Most IAC's I am familiar with do not change position unless a signal is sent to them from the computer. If you unplugged it while the engine was running, there should be no change. At least the Mustang types are a stepper motor, power to open, power to close. If the engine starts to run poorly after you unplug it, I'd guess it's because it was compensating for something else (vacuum leak?) and now it can't.

The manual specifically says not to use carb cleaner on it. It says to scrape off any carbon, or replace it. Easy to say...
 
As David stated:
NCredSC said:
..If the iac is good, it should kill the motor when unplugged, as it won't be allowing any air flow. A bad one would allow it to keep running..
When you unplug a bad IAC on these cars, the car SHOULD die. If it doesn't, you will hear the air "Honking" through the hole, thus letting you know you have a hole in the diaphram and this will confuse your EEC giving false O2, MAF, and TPS ghost codes.

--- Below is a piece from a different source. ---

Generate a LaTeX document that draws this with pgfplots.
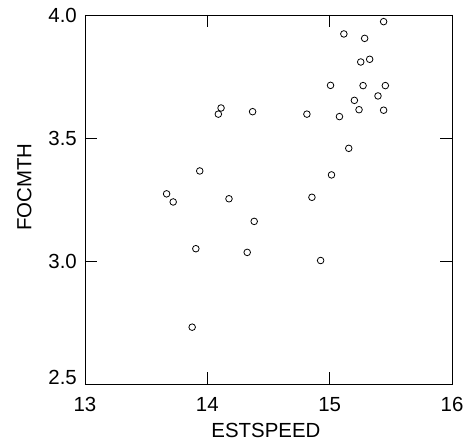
\documentclass[border=0pt]{standalone}
\usepackage{fontspec}
\setmainfont{Liberation Sans}
\usepackage{pgfplots}
\pgfplotsset{compat=1.18}

\begin{document}
\begin{tikzpicture}
\fontsize{20.5}{24}\selectfont
\begin{axis}[
  name=ax,
  scale only axis,
  width=367bp, height=369bp,
  xmin=13, xmax=16, ymin=2.5, ymax=4.0,
  xtick={13,14,15,16},
  ytick={2.5,3.0,3.5,4.0},
  yticklabels={\raisebox{13bp}{2.5},3.0,3.5,4.0},
  /pgf/number format/assume math mode=true,
  tick align=inside,
  major tick length=12bp,
  tick style={black, line width=0.8pt},
  axis line style={line width=0.9pt},
  ticklabel style={font=\fontsize{20.5}{24}\selectfont, inner sep=0pt},
  xticklabel style={anchor=north, yshift=-13bp},
  yticklabel style={anchor=east, xshift=-8bp},
  label style={font=\fontsize{20.5}{24}\selectfont, inner sep=0pt},
  xlabel={ESTSPEED},
  ylabel={FOCMTH},
  xlabel style={at={(axis description cs:0.493,-0.125)}, anchor=center},
  ylabel style={at={(axis description cs:-0.165,0.534)}, anchor=center},
]
\addplot[only marks, mark=o, mark size=3.3bp, mark options={line width=0.8pt, black}] coordinates {
  (15.441, 3.973)
  (15.116, 3.923)
  (15.286, 3.905)
  (15.254, 3.809)
  (15.327, 3.820)
  (15.007, 3.714)
  (15.273, 3.713)
  (15.455, 3.713)
  (15.202, 3.653)
  (15.395, 3.671)
  (15.240, 3.615)
  (15.441, 3.613)
  (15.080, 3.587)
  (14.814, 3.597)
  (14.370, 3.607)
  (14.112, 3.622)
  (14.090, 3.597)
  (15.156, 3.458)
  (15.015, 3.350)
  (14.855, 3.259)
  (13.938, 3.366)
  (13.667, 3.273)
  (13.721, 3.240)
  (14.177, 3.253)
  (14.383, 3.161)
  (13.906, 3.050)
  (14.326, 3.035)
  (14.926, 3.002)
  (13.876, 2.731)
};
\end{axis}
\pgfresetboundingbox
\path ([shift={(-85bp,-59bp)}]ax.south west) rectangle ([shift={(15bp,15bp)}]ax.north east);
\end{tikzpicture}
\end{document}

The car cannot idle correctly with this unplugged because there is no way for air to get passed the TB butterfly when it is closed, other than the IAC.
I'm sure some have cleaned their IAC's with success, but in my experience I have not had good luck cleaning them with ANY cleansers, especially Carb Cleaner. My opinion is just leave it alone unless it is already bad in which case cleaning it will not help anyways.